Originally Posted by r937
The square brackets denote character classes (just like the one that's already there). And since parentheses in character classes are always interpreted as literal characters rather than delimiters, you can use this as a kind of poor man's escaping.
But the parentheses in the example already are in a character class, so no escaping necessary. If you still do it, you add literal brackets to the character class, so now it also matches "[" and "]" (the second occurence of each bracket has no effect).
When you actually need to escape characters within regexes, use a double backslash.
As to the original question:
Your problem is not the regex but the LIKE. The string "S(LJ)9" simply isn't LIKE "SLJ", regardless of how many regexes it has passed earlier.
If you wanna ignore all special characters in the column, remove the special characters from the input string and then make a a regex by placing a [@#$&<>()] character class between each character. Note: Do not try to escape "$" or "&" with single backslashes. That again is neither necessary (depending on the context) nor valid. A regex escape is a double backslash. A single backslashes is an escape character within the MySQL string.
Your example "SLJ" would become the regex
This matches "S(LJ)9", "09S(LJ)3$" and any string consisting of "SLJ" with possible "special characters" before, after or between the characters.
Not pretty, not efficient, but you asked for it.
Last edited by Jacques1; April 16th, 2013 at 07:15 AM.
April 16th, 2013, 08:30 AM
Thanks, guys. I've altered the query so the single slashes are not withing the character class brackets "" anymore. Seems to work the same as it did with slashes.
Thanks for the advice, Jacques1, I will try to seek the way you told me. I will seek for the records WHERE REGEXP '^[a-zA-Z0-9@#$&<>()]*' or '*regexp after each char as you told me*'. I think that will do the trick. That Its not efficient, i agree, but the table itself is only 30K of rows or less, so it will do for now.
April 16th, 2013, 09:13 AM
You don't need the old regex, just use the one I gave you.
I'm not even sure what you're trying to do with your regex, since it's not relevant for the search. Do you wanna check if the codes are valid? That's something for an INSERT and UPDATE trigger (or CHECK constraints in other database systems). You certainly don't validate data everytime somebody does a SELECT.
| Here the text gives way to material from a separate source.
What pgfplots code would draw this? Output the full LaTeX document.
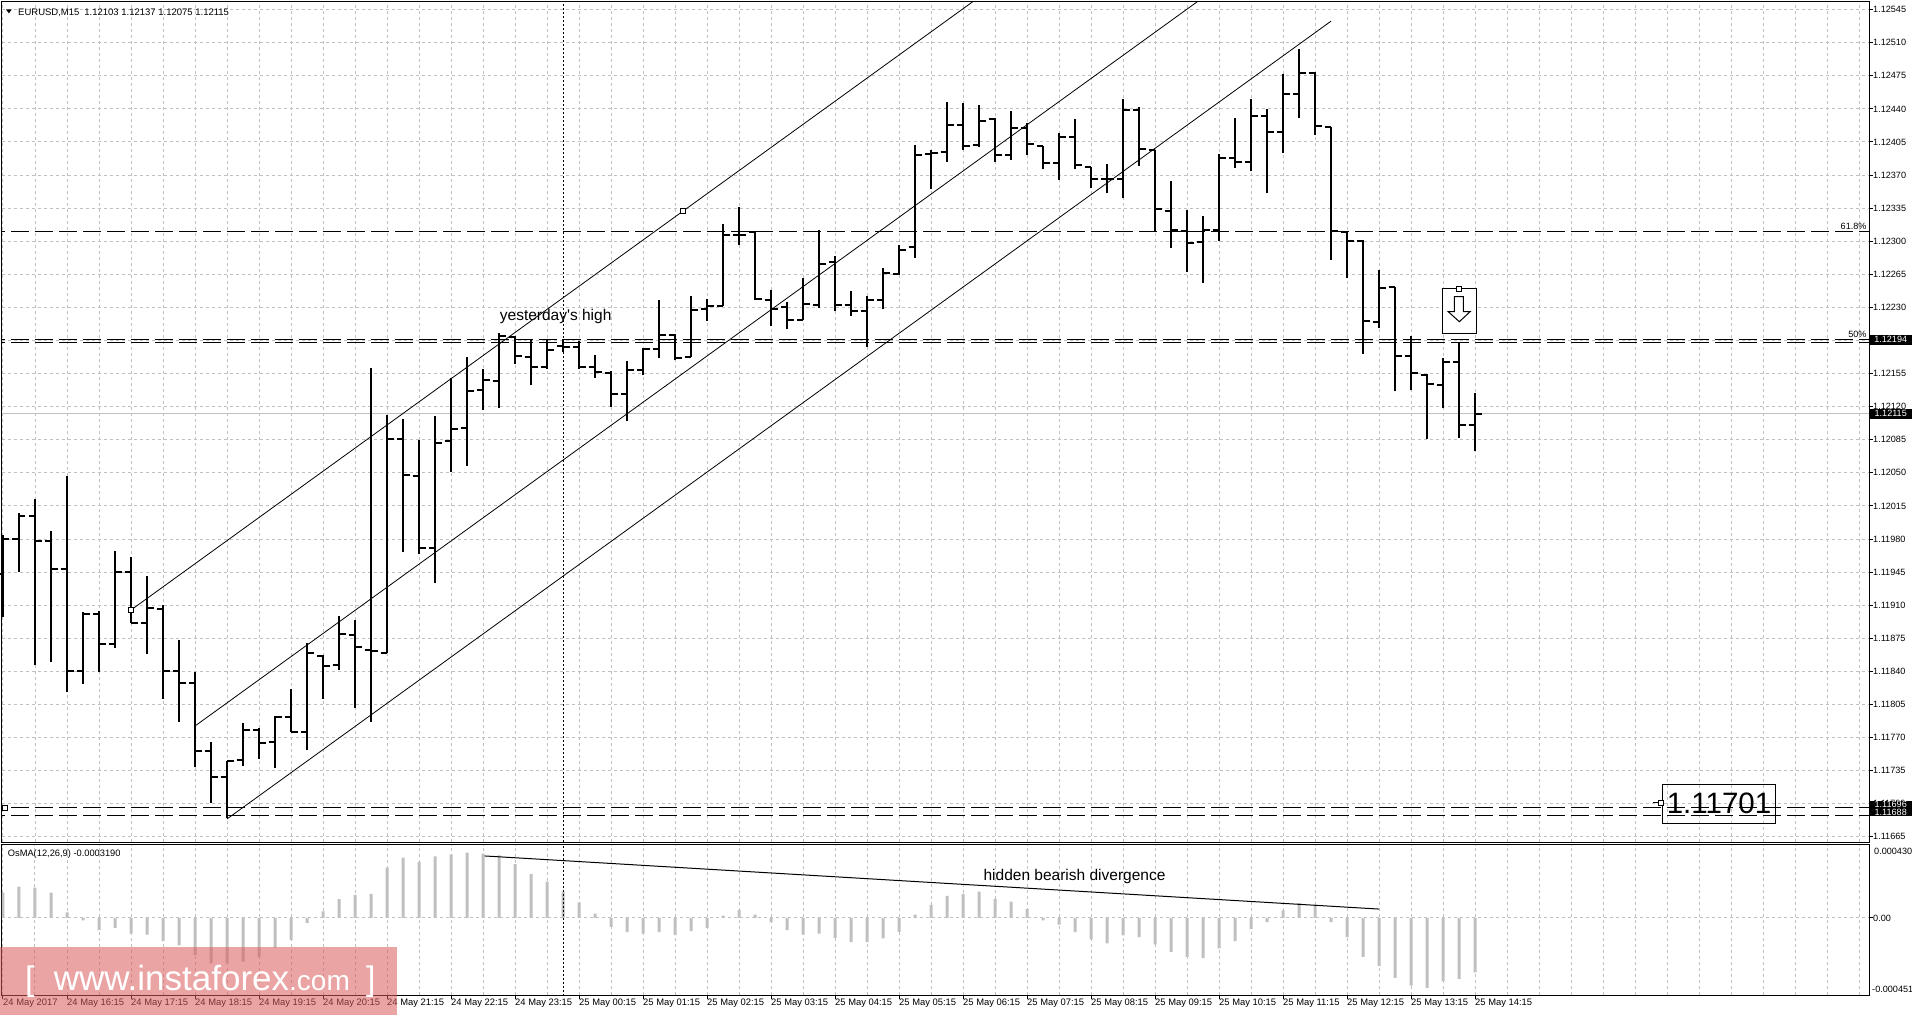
\documentclass[border=0pt]{standalone}
\usepackage{pgfplots}
\pgfplotsset{compat=1.18}
\usepackage{pgfplotstable}
\usepackage{fontspec}
\setmainfont{Liberation Sans}
\definecolor{gridgray}{RGB}{192,192,192}
\definecolor{osmagray}{RGB}{192,192,192}
\definecolor{wmred}{RGB}{220,90,90}
\newcommand\axfont{\fontsize{9.1}{10}\selectfont}
\newcommand\tlfont{\fontsize{9.4}{10}\selectfont}
\newcommand\annfont{\fontsize{15.5}{17}\selectfont}

\pgfdeclareplotmark{ohlcopen}{\pgfpathmoveto{\pgfqpoint{-6.5pt}{0pt}}\pgfpathlineto{\pgfqpoint{0pt}{0pt}}\pgfusepathqstroke}
\pgfdeclareplotmark{ohlcclose}{\pgfpathmoveto{\pgfqpoint{0pt}{0pt}}\pgfpathlineto{\pgfqpoint{6.5pt}{0pt}}\pgfusepathqstroke}

% prices in points above 1.11000 (e.g. 1115 -> 1.12115)
\pgfplotstableread{
n o h l c
0 945 986 899 982
1 982 1010 947 1006
2 1006 1024 848 980
3 980 990 851 950
4 950 1049 819 841
5 841 904 828 902
6 902 905 840 870
7 870 969 866 947
8 947 963 892 893
9 893 942 859 908
10 907 912 812 841
11 841 874 787 829
12 829 840 739 756
13 756 766 701 729
14 729 746 685 746
15 747 786 740 779
16 779 781 748 765
17 766 794 738 792
18 793 822 776 776
19 776 871 757 861
20 857 858 812 847
21 848 900 842 881
22 880 896 802 867
23 864 1164 787 863
24 861 1114 861 1088
25 1088 1110 968 1050
26 1049 1087 966 972
27 972 1113 935 1084
28 1086 1153 1053 1099
29 1100 1175 1060 1139
30 1140 1163 1119 1151
31 1150 1201 1121 1198
32 1197 1198 1168 1176
33 1175 1194 1146 1165
34 1165 1194 1163 1183
35 1187 1195 1181 1186
36 1186 1192 1163 1165
37 1165 1178 1153 1160
38 1158 1161 1122 1136
39 1136 1171 1107 1162
40 1162 1185 1156 1184
41 1184 1236 1174 1199
42 1199 1200 1172 1174
43 1175 1240 1175 1225
44 1226 1237 1214 1230
45 1230 1317 1230 1305
46 1305 1335 1295 1305
47 1308 1309 1236 1237
48 1236 1247 1208 1227
49 1229 1234 1205 1215
50 1215 1259 1215 1232
51 1231 1311 1228 1274
52 1276 1283 1224 1231
53 1231 1246 1219 1224
54 1224 1240 1186 1236
55 1236 1270 1226 1265
56 1264 1295 1263 1289
57 1292 1401 1281 1390
58 1391 1396 1354 1392
59 1394 1447 1383 1422
60 1422 1446 1396 1400
61 1401 1443 1399 1427
62 1429 1430 1383 1390
63 1390 1437 1385 1419
64 1419 1424 1390 1402
65 1400 1400 1375 1382
66 1382 1414 1364 1410
67 1410 1429 1375 1380
68 1378 1378 1355 1365
69 1365 1381 1350 1365
70 1365 1450 1345 1438
71 1438 1441 1379 1397
72 1396 1396 1309 1333
73 1331 1363 1291 1311
74 1309 1332 1266 1297
75 1298 1325 1254 1311
76 1311 1391 1299 1387
77 1387 1430 1377 1383
78 1383 1450 1373 1432
79 1432 1439 1350 1415
80 1415 1476 1392 1455
81 1455 1503 1430 1478
82 1478 1479 1412 1421
83 1420 1420 1279 1309
84 1308 1309 1260 1299
85 1299 1300 1179 1214
86 1213 1268 1206 1249
87 1250 1250 1139 1176
88 1176 1198 1140 1158
89 1156 1157 1088 1147
90 1146 1174 1121 1170
91 1170 1190 1089 1103
92 1103 1137 1075 1115
}\bars

% OsMA(12,26,9) in units of 0.00001
\pgfplotstableread{
n v
0 14.9
1 18.3
2 17.8
3 14.9
4 3.3
5 -1.4
6 -7.1
7 -5.8
8 -9.1
9 -9.7
10 -13.5
11 -16.0
12 -21.6
13 -26.6
14 -26.6
15 -25.5
16 -22.8
17 -17.4
18 -12.9
19 -2.9
20 3.9
21 11.0
22 13.5
23 14.1
24 29.5
25 35.3
26 32.8
27 36.1
28 37.2
29 38.2
30 37.6
31 36.7
32 31.5
33 25.7
34 21.2
35 15.4
36 9.1
37 2.5
38 -5.2
39 -8.3
40 -9.1
41 -8.3
42 -10.0
43 -7.7
44 -5.8
45 1.4
46 4.8
47 1.9
48 -2.5
49 -7.1
50 -9.7
51 -9.1
52 -11.6
53 -14.1
54 -14.1
55 -12.0
56 -8.1
57 1.9
58 7.7
59 12.9
60 14.1
61 15.4
62 11.2
63 9.5
64 5.2
65 -1.4
66 -3.9
67 -8.3
68 -12.5
69 -14.9
70 -10.2
71 -11.2
72 -15.4
73 -19.9
74 -22.8
75 -23.5
76 -17.8
77 -13.5
78 -6.4
79 -2.5
80 4.4
81 8.7
82 7.7
83 -2.5
84 -11.2
85 -22.8
86 -28.0
87 -35.1
88 -39.6
89 -40.9
90 -37.0
91 -35.7
92 -31.9
}\osma

\begin{document}
\begin{tikzpicture}
\path[use as bounding box] (0pt,0pt) rectangle (1912pt,-1016pt);
\fill[white] (0pt,0pt) rectangle (1912pt,-1016pt);

\begin{axis}[name=main, at={(2pt,-2pt)}, anchor=north west,
  scale only axis, width=1867pt, height=840pt,
  xmin=-0.0625, xmax=116.625, ymin=659.5, ymax=1553.1,
  axis line style={black, line width=1pt},
  xtick={0,2,...,116}, xticklabels={}, xtick style={draw=none},
  ytick={665,700.2,735.4,770.6,805.8,841,876.2,911.4,946.6,981.8,1017,1052.2,1087.4,1122.6,1157.8,1193,1228.2,1263.4,1298.6,1333.8,1369,1404.2,1439.4,1474.6,1509.8,1545},
  yticklabels={1.11665,1.11700,1.11735,1.11770,1.11805,1.11840,1.11875,1.11910,1.11945,1.11980,1.12015,1.12050,1.12085,1.12120,1.12155,1.12190,1.12230,1.12265,1.12300,1.12335,1.12370,1.12405,1.12440,1.12475,1.12510,1.12545},
  ytick pos=right, yticklabel pos=right, tick align=outside, major tick length=4pt,
  ytick style={black, line width=1pt},
  yticklabel style={anchor=west, inner sep=0pt, font=\axfont},
  xmajorgrids, ymajorgrids,
  major grid style={gridgray, line width=1pt, dash pattern=on 3pt off 3pt},
]
% horizontal levels
\addplot[gridgray, line width=1pt] coordinates {(-1,1115) (118,1115)};
\addplot[black, line width=1pt, dash pattern=on 18pt off 6pt] coordinates {(-1,1309) (118,1309)};
\addplot[black, line width=1pt, dash pattern=on 18pt off 6pt] coordinates {(-1,1194) (118,1194)};
\addplot[black, line width=1pt, dash pattern=on 18pt off 6pt] coordinates {(-1,1191) (118,1191)};
\addplot[black, line width=1pt, dash pattern=on 18pt off 6pt] coordinates {(-1,696) (118,696)};
\addplot[black, line width=1pt, dash pattern=on 18pt off 6pt] coordinates {(-1,688) (118,688)};
% vertical dotted separator
\addplot[black, line width=1pt, dash pattern=on 2pt off 2pt] coordinates {(35,600) (35,1600)};
% channel
\addplot[black, line width=0.8pt] coordinates {(8,906.3) (64,1595.1)};
\addplot[black, line width=0.8pt] coordinates {(12,782.9) (76,1570.1)};
\addplot[black, line width=0.8pt] coordinates {(14,684) (83,1532.7)};
% OHLC bars: high-low range
\addplot[black, line width=2pt, quiver={u=0, v=\thisrow{h}-\thisrow{l}}] table[x=n, y=l] {\bars};
\addplot[black, only marks, mark=ohlcopen, mark options={line width=2pt, solid}] table[x=n, y=o] {\bars};
\addplot[black, only marks, mark=ohlcclose, mark options={line width=2pt, solid}] table[x=n, y=c] {\bars};
% arrow box
\filldraw[fill=white, draw=black, line width=1pt] (axis cs:89.96,1248.5) rectangle (axis cs:92.11,1200.6);
\filldraw[fill=white, draw=black, line width=1pt] (axis cs:90.71,1239.6) -- (axis cs:91.27,1239.6) -- (axis cs:91.27,1223.6) -- (axis cs:91.69,1223.6) -- (axis cs:91.02,1213.0) -- (axis cs:90.33,1223.6) -- (axis cs:90.71,1223.6) -- cycle;
% 1.11701 label
\addplot[black, line width=1pt] coordinates {(103.1,701.5) (103.6,701.5)};
\node[draw=black, line width=1pt, minimum width=113pt, minimum height=39pt, inner sep=0pt, anchor=west, font=\fontsize{29.5}{30}\selectfont] at (axis cs:103.69,700.4) {1.11701};
% object anchors
\addplot[only marks, mark=square*, mark size=2.5pt, mark options={fill=white, draw=black, line width=0.8pt}] coordinates {(8,906.3) (42.52,1330.7) (0.125,696) (103.6,701.5) (91.02,1247.5)};
% texts
\node[anchor=base, font=\annfont, inner sep=0pt] at (axis cs:34.54,1214) {yesterday\textquotesingle s high};
\node[anchor=south east, font=\axfont, inner sep=0pt] at (axis cs:116.48,1309) [yshift=2pt] {61.8\%};
\node[anchor=south east, font=\axfont, inner sep=0pt] at (axis cs:116.48,1194) [yshift=2pt] {50\%};
\coordinate (p1194) at (axis cs:116.625,1194);
\coordinate (p1115) at (axis cs:116.625,1115);
\coordinate (p696) at (axis cs:116.625,699.4);
\coordinate (p688) at (axis cs:116.625,691.1);
\end{axis}

\begin{axis}[name=osma, at={(2pt,-844.5pt)}, anchor=north west,
  scale only axis, width=1867pt, height=150.5pt,
  xmin=-0.0625, xmax=116.625, ymin=-45.1, ymax=43.0,
  axis line style={black, line width=1pt},
  xtick={0,4,...,92},
  xticklabels={24 May 2017,24 May 16:15,24 May 17:15,24 May 18:15,24 May 19:15,24 May 20:15,24 May 21:15,24 May 22:15,24 May 23:15,25 May 00:15,25 May 01:15,25 May 02:15,25 May 03:15,25 May 04:15,25 May 05:15,25 May 06:15,25 May 07:15,25 May 08:15,25 May 09:15,25 May 10:15,25 May 11:15,25 May 12:15,25 May 13:15,25 May 14:15},
  minor xtick={2,6,10,14,18,22,26,30,34,38,42,46,50,54,58,62,66,70,74,78,82,86,90,94,96,98,100,102,104,106,108,110,112,114,116},
  xtick pos=bottom, ytick pos=right, yticklabel pos=right,
  tick align=outside, major tick length=4pt, minor tick length=0pt,
  tick style={black, line width=1pt},
  xticklabel style={anchor=north west, inner sep=0pt, font=\tlfont},
  ytick={0}, yticklabels={0.00},
  yticklabel style={anchor=west, inner sep=0pt, font=\axfont},
  xmajorgrids, xminorgrids, ymajorgrids,
  major grid style={gridgray, line width=1pt, dash pattern=on 3pt off 3pt},
  minor grid style={gridgray, line width=1pt, dash pattern=on 3pt off 3pt},
]
\addplot[ybar, bar width=3pt, fill=osmagray, draw=none] table[x=n, y=v] {\osma};
\addplot[black, line width=1pt, dash pattern=on 2pt off 2pt] coordinates {(35,-60) (35,60)};
\addplot[black, line width=1pt] coordinates {(30.1,36.3) (86.0,5.2)};
\node[anchor=base, font=\annfont, inner sep=0pt] at (axis cs:66.97,21.8) {hidden bearish divergence};
\coordinate (otop) at (axis cs:116.625,43.0);
\coordinate (obot) at (axis cs:116.625,-45.1);
\end{axis}

% right-side price boxes
\node[fill=black, text=white, anchor=west, inner sep=0pt, minimum width=43pt, minimum height=10pt, font=\axfont] at (p1194) {1.12194};
\node[fill=black, text=white, anchor=west, inner sep=0pt, minimum width=43pt, minimum height=10pt, font=\axfont] at (p1115) {1.12115};
\node[fill=black, text=white, anchor=west, inner sep=0pt, minimum width=43pt, minimum height=7.8pt, font=\axfont] at (p696) {1.11696};
\node[fill=black, text=white, anchor=west, inner sep=0pt, minimum width=43pt, minimum height=7.8pt, font=\axfont] at (p688) {1.11688};
% osma scale labels
\node[anchor=west, inner sep=0pt, font=\axfont] at ([xshift=5pt,yshift=-7.2pt]otop) {0.000430};
\node[anchor=west, inner sep=0pt, font=\axfont] at ([xshift=3pt,yshift=5.7pt]obot) {-0.000451};

% header
\fill[black] (6pt,-9.5pt) -- (11.7pt,-9.5pt) -- (8.85pt,-13.3pt) -- cycle;
\node[anchor=base west, inner sep=0pt, font=\fontsize{9.5}{10}\selectfont] at (18pt,-16pt) {EURUSD,M15\hspace{5pt}1.12103 1.12137 1.12075 1.12115};
\node[anchor=base west, inner sep=0pt, font=\fontsize{9.3}{10}\selectfont] at (7.7pt,-856.5pt) {OsMA(12,26,9) -0.0003190};

% watermark
\fill[wmred, opacity=0.55] (0pt,-946.5pt) rectangle (397pt,-1015pt);
\node[anchor=base west, inner sep=0pt, text=white, font=\fontsize{34}{34}\selectfont] at (25pt,-990pt) {[};
\node[anchor=base west, inner sep=0pt, text=white, font=\fontsize{35}{35}\selectfont] at (53.6pt,-990pt) {www.instaforex{\fontsize{28}{28}\selectfont.com}};
\node[anchor=base west, inner sep=0pt, text=white, font=\fontsize{34}{34}\selectfont] at (366pt,-990pt) {]};
\end{tikzpicture}
\end{document}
April 16th, 2013, 09:34 AM
I need to do something that would allow me to find the code from as minimal of the user input as possible. The idea is to create a pattern combined with the user-input to help the search. Am i really missing something?
April 16th, 2013, 09:49 AM
And that's exactly what the regex I gave you does. I don't see why you keep your own regex. What is that supposed to do?
Originally Posted by Rhiozan
Actually, your regex does absolutely nothing except keeping the CPU busy. It matches any string, because you ask for zero or more of certain characters at the beginning of the string. Obviously, this is a tautology: Either a string has those characters (> 0 occurences), or it doesn't have those characters (0 occurences).
April 16th, 2013, 10:47 AM
Thank you, Jacques1. The regex you provided worked.
But how do i restrict the search to the amount of alphabetical chars the user submitted? For instance i have the value "S9" that is stored in the db and that want to find with input of "S". But the problem is, the search returns irrelevant values like S(P19)12, SOIU and so on...
April 16th, 2013, 12:12 PM
Not sure if I understand you correctly. So before and after the search string, there mustn't be any other alphabetic characters?
So "SLJ" should match "4SL5J" or "(SL)J10" but not "SLJC" or "ASLJ"?
April 16th, 2013, 03:11 PM
Seems to be working fine! Thank you!